Yale professor discusses Latino history in guest discussion

Rolena Adorno speaking about what Columbus day means for us today and why Hispanic heritage month matters.  GVL / Andrew Nyhof

Rolena Adorno speaking about what Columbus day means for us today and why Hispanic heritage month matters.  GVL / Andrew Nyhof

Alexandra Loyd

On Wednesday, Oct. 18, Grand Valley State University hosted Professor of Spanish at Yale University Rolena Adorno to give a talk titled “What does Columbus Day mean? Why Hispanic Heritage Matters” in the Cook-Dewitt Center.

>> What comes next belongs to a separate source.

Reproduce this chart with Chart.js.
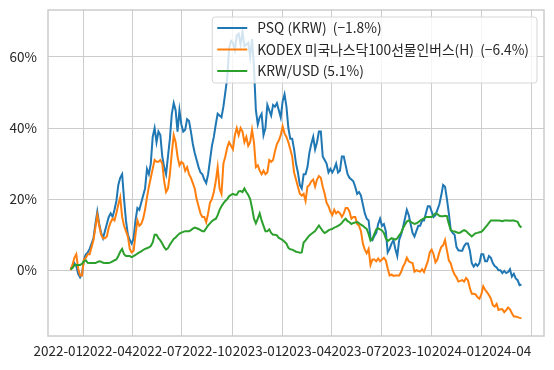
<!DOCTYPE html>
<html>
<head>
<meta charset="utf-8">
<script src="https://cdn.jsdelivr.net/npm/chart.js@4/dist/chart.umd.min.js"></script>
<style>
body { margin: 0; background: #fff; }
</style>
</head>
<body>
<canvas id="chart" width="554" height="370"></canvas>
<script>
// twice-weekly closes, cumulative return in %
let firstDate = '2021-12-09'
let stepDays = 3.5

let psq = [
    0.5, 1, 2, 1.2, -1, -2, -1, 3, 4.5, 5,
    6, 7.5, 9, 13, 16.5, 13, 10.5, 9, 11, 13,
    15, 16, 15, 17, 19.5, 24, 26, 27, 20, 14,
    10, 8.5, 7.5, 9, 14, 17.5, 17, 19, 21, 23,
    28.5, 27, 30, 37.5, 40, 36, 39, 38, 32, 29,
    27, 32, 37, 44, 47, 45, 39, 45, 41, 39,
    39.5, 42.5, 42, 39, 35.5, 33, 31, 29, 27.5, 27,
    25.5, 24.5, 27, 31, 35, 37.5, 41, 44, 43.5, 43,
    46, 50, 54, 62.5, 64.5, 64, 62, 66, 66.5, 63.5,
    67, 63, 63.5, 64, 60, 65, 57, 45, 41, 43,
    44, 38, 40, 46.5, 45, 43.5, 46.5, 46, 47, 45,
    43, 47.5, 49.5, 46, 40, 37, 37, 34, 30, 27.5,
    24, 23, 27, 27, 29, 33, 35.5, 37.5, 34, 36,
    39, 39, 32, 31, 30, 27.5, 28.5, 27.5, 28.5, 30,
    27.5, 28, 32, 32, 29.5, 27, 26, 25.5, 25, 23.5,
    21.5, 22, 21, 18.5, 16, 14.5, 14, 9, 8.5, 9.6,
    10.5, 13, 14.5, 12.5, 13, 11, 5, 6, 7.5, 8.5,
    6, 4, 8.5, 10, 12, 14.5, 17, 15.5, 13, 10.5,
    9.5, 11, 12.5, 12.5, 14, 14, 16, 18, 18, 16.5,
    15, 15.5, 17, 18.5, 21, 24, 23.5, 20, 16, 11.3,
    10.5, 10, 6.5, 5.6, 5.5, 5.5, 6.8, 7.5, 7.5, 5.5,
    2, 1, 1.8, 1.2, 2, 4.5, 4.5, 2.5, 2.5, 4,
    3.5, 2, 1.2, 0.8, 0, 0, -0.8, -0.2, -0.8, -0.5,
    0.3, -1.8, -1, -2.3, -2.8, -4.2, -4
]

let kodex = [
    0, 1.5, 3.5, 4.5, 0.5, -1.5, -1.5, 3, 3.5, 4.5,
    4.5, 6.5, 8.5, 12, 15.5, 12.5, 10, 9, 9, 9.5,
    12, 13.5, 14.5, 14, 16, 18.5, 20.5, 15, 12.5, 11,
    9.5, 6, 5, 5.5, 10, 14, 12.5, 13, 14.5, 17,
    20.5, 23.5, 26, 28.5, 31, 30.5, 30.5, 31, 30, 25,
    22, 23, 27, 33, 38, 36, 32, 29.5, 30.5, 30,
    28, 29, 27, 26, 24.5, 23, 20, 18, 16, 15,
    15, 13.5, 16, 19, 20, 22, 25, 29, 23, 21.5,
    30, 32, 34.5, 36, 35, 34, 38, 40, 38, 40,
    39, 36, 37.5, 35, 36, 39.5, 36, 29, 29.5, 28,
    27, 28, 27, 27.5, 31, 30.5, 31, 33.5, 35.5, 36.5,
    38, 40.5, 38.5, 37.5, 36, 34, 32, 27.5, 25.5, 23.5,
    21.5, 21, 21.5, 19.5, 23.5, 24, 25, 25.5, 23.5, 25.5,
    26.5, 26, 23.5, 21.5, 19, 18, 16.5, 15.5, 17, 16,
    16.5, 16, 15, 16, 17.5, 17.5, 16.5, 14.5, 15, 15,
    13, 12.5, 11, 7.5, 5.8, 4.8, 6, 1.5, 3, 3,
    2.5, 3.3, 2.5, 3, 3.5, 2.8, 0.5, -1.5, -1.2, -1.6,
    -1.5, -1.5, -1.5, -0.5, 1, 2, 3.5, 2.5, 2.2, 2,
    -0.4, 0, -0.2, -0.4, 0.3, -0.5, 1, 2.5, 5, 5.8,
    4.5, 2.2, 3, 5, 6.5, 7, 8.5, 5.6, 2.8, 1.9,
    0, -1.2, -2, -3.2, -3, -2.8, -3.2, -2.2, -2.8, -5,
    -6.6, -6.6, -6.8, -7.6, -8, -6.8, -4.5, -5.5, -6.2, -7,
    -8, -9.8, -10.2, -9.5, -11.2, -11, -11, -11.8, -11.2, -10.5,
    -11, -12.1, -13, -13, -13.2, -13.4, -13.5
]

let krwusd = [
    0.2, 0.6, 1.4, 1.5, 1.5, 1.5, 1.8, 2.5, 2.8, 2.1,
    2, 2, 2, 2, 2.3, 2.5, 2.4, 2.1, 2, 2,
    2, 2.2, 2.5, 2.8, 3, 4, 5.2, 6, 4.5, 4,
    4, 4, 3.7, 4, 4.3, 4.7, 5, 5.3, 5.7, 6,
    6.2, 6.4, 6.8, 7.8, 10, 10, 9, 8.4, 7.5, 6.5,
    5.8, 6.2, 7.2, 8, 8.8, 9.2, 9.8, 10.3, 10.6, 10.8,
    11, 11, 11, 11.3, 11.7, 12, 11.8, 11.6, 11.3, 11,
    11, 11.8, 12.6, 13.2, 13.8, 14.2, 14.4, 15.5, 17, 18,
    18.8, 19.5, 20, 20.8, 21.2, 21.5, 21.2, 21.2, 22.2, 22.3,
    22, 23, 22, 21.2, 20, 17.5, 14.5, 13.2, 14.5, 16,
    14, 12.5, 11, 11, 11.5, 10.5, 10, 10, 9.8, 9.1,
    8.8, 8.5, 8, 7.5, 6.3, 5.9, 5.8, 5.5, 5.2, 5.1,
    4.9, 5, 7.8, 8.4, 9.1, 9.8, 10.2, 10.6, 11, 11.8,
    12.6, 11.8, 11, 10.5, 10.8, 11.2, 11.5, 11.6, 12, 12.2,
    12.5, 12.8, 13.3, 14, 14.5, 13.8, 13.5, 13, 13.3, 13.4,
    13.6, 13.2, 12.8, 12.5, 12, 11.6, 10.2, 8.3, 8.8, 10.2,
    11.5, 11.8, 11.5, 11.2, 10.5, 9, 8.2, 8.6, 9, 8.8,
    8.6, 9, 9.8, 10.5, 11.8, 12.8, 13.7, 14, 13.6, 13.3,
    13, 13.2, 13.5, 14, 14.3, 14.6, 15, 15, 15, 15,
    15.5, 16, 15.8, 15.3, 15.2, 15.2, 15.3, 15.2, 13, 11.3,
    11, 10.9, 10.7, 10.5, 10.6, 11, 11.3, 11, 10.5, 10,
    9.5, 10, 10.4, 10.5, 10.7, 10.8, 11.3, 12, 12.6, 13.3,
    14, 14, 14, 14, 14, 13.9, 13.8, 14, 14, 14,
    13.9, 14, 14, 13.8, 13.6, 12.5, 12
]

let seriesLabels = ['PSQ (KRW)  (\u22121.8%)', 'KODEX 미국나스닥100선물인버스(H)  (\u22126.4%)', 'KRW/USD (5.1%)']
let seriesColors = ['#1f77b4', '#ff7f0e', '#2ca02c']
let xTickLabels = ['2022-01', '2022-04', '2022-07', '2022-10', '2023-01', '2023-04', '2023-07', '2023-10', '2024-01', '2024-04']
let yTickValues = [0, 20, 40, 60]
let yMin = -18.5
let yMax = 73.2

const DAY = 86400000
const FONT = "'Noto Sans CJK KR', 'Noto Sans', sans-serif"

function seriesDates(start, step, count) {
    let t0 = Date.parse(start + 'T00:00:00Z')
    let dates = []
    for (let i = 0; i < count; i++) dates.push(t0 + i * step * DAY)
    return dates
}

function monthStart(label) {
    return Date.UTC(+label.slice(0, 4), +label.slice(5, 7) - 1, 1)
}

function formatMonth(value) {
    let d = new Date(value)
    return d.getUTCFullYear() + '-' + String(d.getUTCMonth() + 1).padStart(2, '0')
}

let dates = seriesDates(firstDate, stepDays, psq.length)
let span = dates[dates.length - 1] - dates[0]
let xMin = dates[0] - span * 0.05
let xMax = dates[dates.length - 1] + span * 0.05

function makeDataset(label, values, color, order) {
    return {
        label: label,
        data: values.map((v, i) => ({x: dates[i], y: v})),
        borderColor: color,
        backgroundColor: color,
        borderWidth: 2,
        pointRadius: 0,
        tension: 0,
        fill: false,
        order: order
    }
}

function noPadding(scale) {
    scale.paddingTop = 0
    scale.paddingBottom = 0
    scale.paddingLeft = 0
    scale.paddingRight = 0
}

let frameAndLegend = {
    id: 'frameAndLegend',
    afterDatasetsDraw(chart) {
        let ctx = chart.ctx
        let area = chart.chartArea
        ctx.save()
        ctx.strokeStyle = '#cccccc'
        ctx.lineWidth = 1.5
        ctx.strokeRect(area.left, area.top, area.right - area.left, area.bottom - area.top)

        ctx.font = '13.8px ' + FONT
        let sets = chart.data.datasets
        let textW = Math.max(...sets.map(ds => ctx.measureText(ds.label).width))
        let w = 45 + textW + 8
        let h = 66
        let x = area.right - 7 - w
        let y = area.top + 7
        ctx.beginPath()
        ctx.roundRect(x, y, w, h, 3)
        ctx.fillStyle = 'rgba(255,255,255,0.8)'
        ctx.fill()
        ctx.strokeStyle = '#d6d6d6'
        ctx.lineWidth = 1
        ctx.stroke()

        ctx.textBaseline = 'middle'
        ctx.textAlign = 'left'
        sets.forEach((ds, i) => {
            let cy = y + 11 + i * 21.5
            ctx.strokeStyle = ds.borderColor
            ctx.lineWidth = 2
            ctx.beginPath()
            ctx.moveTo(x + 5, cy)
            ctx.lineTo(x + 35, cy)
            ctx.stroke()
            ctx.fillStyle = '#262626'
            ctx.fillText(ds.label, x + 45, cy)
        })
        ctx.restore()
    }
}

let canvas = document.getElementById('chart')
new Chart(canvas.getContext('2d'), {
    type: 'line',
    data: {
        datasets: [
            makeDataset(seriesLabels[0], psq, seriesColors[0], 3),
            makeDataset(seriesLabels[1], kodex, seriesColors[1], 2),
            makeDataset(seriesLabels[2], krwusd, seriesColors[2], 1)
        ]
    },
    options: {
        responsive: false,
        animation: false,
        devicePixelRatio: 1,
        layout: {padding: {left: 0, top: 10, right: 10, bottom: 0}},
        plugins: {
            legend: {display: false},
            tooltip: {enabled: false}
        },
        scales: {
            x: {
                type: 'linear',
                min: xMin,
                max: xMax,
                afterBuildTicks: scale => {
                    scale.ticks = xTickLabels.map(l => ({value: monthStart(l)}))
                },
                afterFit: scale => {
                    scale.height = 34
                    noPadding(scale)
                },
                grid: {color: '#cccccc', lineWidth: 1, drawTicks: false},
                border: {display: false},
                ticks: {
                    autoSkip: false,
                    maxRotation: 0,
                    minRotation: 0,
                    align: 'end',
                    padding: 7,
                    color: '#262626',
                    font: {family: FONT, size: 13.5},
                    callback: value => formatMonth(value)
                }
            },
            y: {
                min: yMin,
                max: yMax,
                afterBuildTicks: scale => {
                    scale.ticks = yTickValues.map(v => ({value: v}))
                },
                afterFit: scale => {
                    scale.width = 48
                    noPadding(scale)
                },
                grid: {color: '#cccccc', lineWidth: 1, drawTicks: false},
                border: {display: false},
                ticks: {
                    padding: 11,
                    color: '#262626',
                    font: {family: FONT, size: 13.5},
                    callback: value => value + '%'
                }
            }
        }
    },
    plugins: [frameAndLegend]
})
</script>
</body>
</html>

The talk was given as part of the series of Hispanic Heritage Month events GVSU holds each year to both celebrate and educate the month.

“Professor Adorno is one of the top scholars in the field of colonial Latin American literature, as well as happens to be the former dissertation adviser for one of the faculty members who teachers in the Modern Languages and Literatures Department here,” said David Stark, Coordinator of GVSU’s Latin American and Latino/a Studies Program. 

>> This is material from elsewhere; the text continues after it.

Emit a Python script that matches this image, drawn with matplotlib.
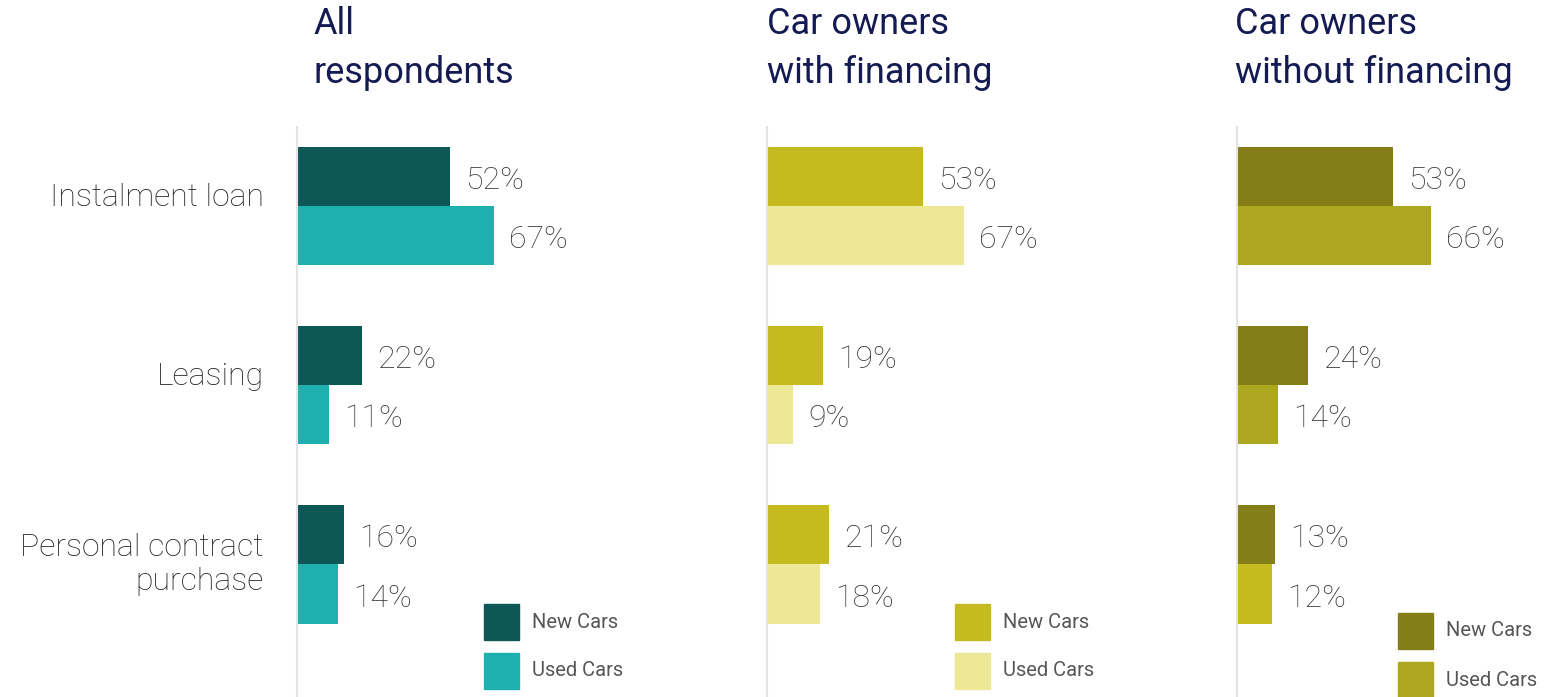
import matplotlib
matplotlib.use("Agg")
import matplotlib.pyplot as plt
from matplotlib.patches import Rectangle

plt.rcParams['font.family'] = ['Roboto', 'DejaVu Sans']

# data
categories = ["Instalment loan", "Leasing", "Personal contract\npurchase"]
titles = ["All\nrespondents", "Car owners\nwith financing", "Car owners\nwithout financing"]
all_new = [52, 22, 16]
all_used = [67, 11, 14]
fin_new = [53, 19, 21]
fin_used = [67, 9, 18]
nofin_new = [53, 24, 13]
nofin_used = [66, 14, 12]

# colours per panel (new, used); last panel's PCP used bar is drawn in a lighter olive
new_colors = [["#0e5757"] * 3, ["#c5bb20"] * 3, ["#857d17"] * 3]
used_colors = [["#1eb0ae"] * 3, ["#ede896"] * 3, ["#ada61f", "#ada61f", "#c5bb20"]]
legend_colors = [("#0e5757", "#1eb0ae"), ("#c5bb20", "#ede896"), ("#857d17", "#ada61f")]

panels = [(all_new, all_used), (fin_new, fin_used), (nofin_new, nofin_used)]

W, H = 1549, 697
fig = plt.figure(figsize=(W / 100, H / 100), dpi=100)

lefts = [297, 767, 1237]
title_x = [313, 767, 1235]
legend_pos = [(484, 604), (955, 604), (1398, 613)]
h = 0.331
ypos = [0, 1, 2]
val_kw = dict(textcoords='offset points', va='center', ha='left', fontsize=23,
              color='#3a3a3a', fontweight='light')

for i, (new, used) in enumerate(panels):
    ax = fig.add_axes([lefts[i] / W, 0, 294 / W, 570 / H])
    ax.set_xlim(0, 100)
    ax.set_ylim(2.741, -0.44)
    ax.barh([y - h / 2 for y in ypos], new, height=h, color=new_colors[i])
    ax.barh([y + h / 2 for y in ypos], used, height=h, color=used_colors[i])
    for y, v in zip(ypos, new):
        ax.annotate(f"{v}%", (v, y - h / 2), xytext=(11, -3), **val_kw)
    for y, v in zip(ypos, used):
        ax.annotate(f"{v}%", (v, y + h / 2), xytext=(11, -3), **val_kw)

    for s in ['top', 'right', 'bottom']:
        ax.spines[s].set_visible(False)
    ax.spines['left'].set_color('#e3e3e3')
    ax.spines['left'].set_linewidth(1.5)
    ax.set_xticks([])
    if i == 0:
        ax.set_yticks(ypos)
        ax.set_yticklabels(categories, fontsize=23, color='#222222', fontweight='light')
        ax.tick_params(axis='y', length=0, pad=24)
        for lbl in ax.get_yticklabels():
            lbl.set_va('center' if '\n' in lbl.get_text() else 'baseline')
    else:
        ax.set_yticks([])

    fig.text(title_x[i] / W, 1 - 6 / H, titles[i], ha='left', va='top',
             fontsize=26, color='#141a52', linespacing=1.45)

    # legend: two squares with labels
    lx, ly = legend_pos[i]
    for k, lab in enumerate(["New Cars", "Used Cars"]):
        top = ly + k * 49
        fig.patches.append(Rectangle((lx / W, 1 - (top + 36) / H), 35 / W, 36 / H,
                                     transform=fig.transFigure, color=legend_colors[i][k]))
        fig.text((lx + 48) / W, 1 - (top + 18) / H, lab, ha='left', va='center',
                 fontsize=14.5, color='#555555')

fig.savefig("out.png", dpi=100)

This was Stark’s first time visiting GVSU — touching briefly on the history of Columbian commemorations in the United States, and the history and presence of Latino communities in the greater Midwest.

“My talk addressed how national holidays get made, how Columbus Day — and more recently, Hispanic History Month — came into being including recent controversies, looks at the important role that Latino communities have long played in our country, particularly here in the Midwest and concludes with remarks about the current challenges facing all of us regarding their full integration into American society,” Adorno said. 

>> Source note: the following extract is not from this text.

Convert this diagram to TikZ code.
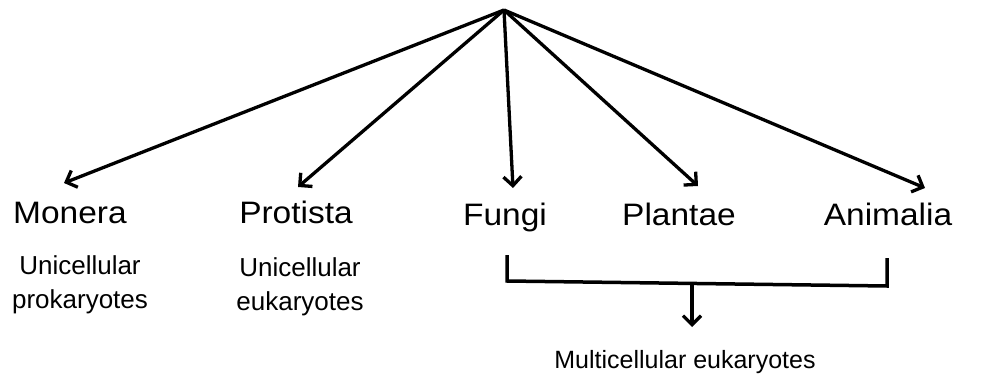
\documentclass[tikz,border=0pt]{standalone}
\usepackage{fontspec}
\setmainfont{Liberation Sans}
\usetikzlibrary{arrows.meta}
\begin{document}
\begin{tikzpicture}[x=1pt,y=-1pt,
  conn/.style={line width=3.3pt,-{Straight Barb[length=9pt,width=18pt]},line join=round},
  bracket/.style={line width=3.5pt,line join=miter},
  kingdom/.style={anchor=base,inner sep=0pt,font=\fontsize{31}{31}\selectfont,xscale=1.08},
  note/.style={anchor=base,inner sep=0pt,align=center,font=\fontsize{26}{34}\selectfont},
  wide/.style={anchor=base,inner sep=0pt,font=\fontsize{25}{30}\selectfont}]
\useasboundingbox (0,0) rectangle (998,377);
% root of the tree
\coordinate (apex) at (504,10);
% tips of the arrows above the kingdom names
\coordinate (tMon) at (64,183);
\coordinate (tPro) at (298,187);
\coordinate (tFun) at (513,188);
\coordinate (tPla) at (698,186);
\coordinate (tAni) at (925,188);
% kingdom names
\node[kingdom] (monera)   at (70,223)  {Monera};
\node[kingdom] (protista) at (296,223) {Protista};
\node[kingdom] (fungi)    at (505,225) {Fungi};
\node[kingdom] (plantae)  at (679,225) {Plantae};
\node[kingdom] (animalia) at (888,225) {Animalia};
% descriptions (base = last line)
\node[note] (uniPro) at (80,308) {Unicellular\\prokaryotes};
\node[note] (uniEu)  at (300,310) {Unicellular\\eukaryotes};
\node[wide] (multi)  at (685,368) {Multicellular eukaryotes};
% branches
\draw[conn] (apex) -- (tMon);
\draw[conn] (apex) -- (tPro);
\draw[conn] (apex) -- (tFun);
\draw[conn] (apex) -- (tPla);
\draw[conn] (apex) -- (tAni);
% bracket joining the multicellular kingdoms
\coordinate (bL) at (507,255);
\coordinate (bLc) at (507,281);
\coordinate (bRc) at (887,286);
\coordinate (bR) at (887,258);
\coordinate (bM) at (692,283);
\coordinate (bTip) at (692,327);
\draw[bracket] (bL) -- (bLc) -- (bRc) -- (bR);
\draw[conn] (bM) -- (bTip);
\end{tikzpicture}
\end{document}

The talk in general further discussed how we deal with the historical past, thus, was kicked off with reference to the recent controversies over public monuments in the US. 

Upon the discussion’s conclusion, Adorno said he wanted guests to better understand the history Latinos had in America’s past.

“The takeaways from my talk are that we should all be more aware of the role that Latinos have played in American society, not just since the establishment of Hispanic Heritage Month, but in the long history of the U.S.,” Adorno said. “[I also want guests to] take into account the similarities and differences with other immigrant communities in the past.”

This was Adorno’s first visit to Grand Valley, helping to celebrate one of the many presentations, talks, workshops, and programs in the series of Hispanic Heritage events that Grand Valley offers. Assistant Director at the Office of Multicultural Affairs Adriana Almanza said that the month’s celebration works to appreciate the Hispanic community not only at GVSU but around the world. 

“Hispanic Heritage Month is something we celebrate all year round,” Almanza said. “In collaboration with campus and community partners, as well as student organizations, it is an ongoing effort to create a space where our Hispanic community feels appreciated and acknowledged, and also a time to educate the larger campus community about Hispanic history and culture.” 

Grand Valley offers events like Professor Adorno’s talk all year round. Future events include a Dia De Los Muertos celebration and a “LSU 40th Anniversary Celebration,” which is a dinner and dance.

“The Hispanic Heritage Celebration planning committee is committed to bringing quality events to campus that highlight the contributions of the Hispanic community,” Almanza said. “We try to incorporate a variety of themes so that there is something for everyone to enjoy.”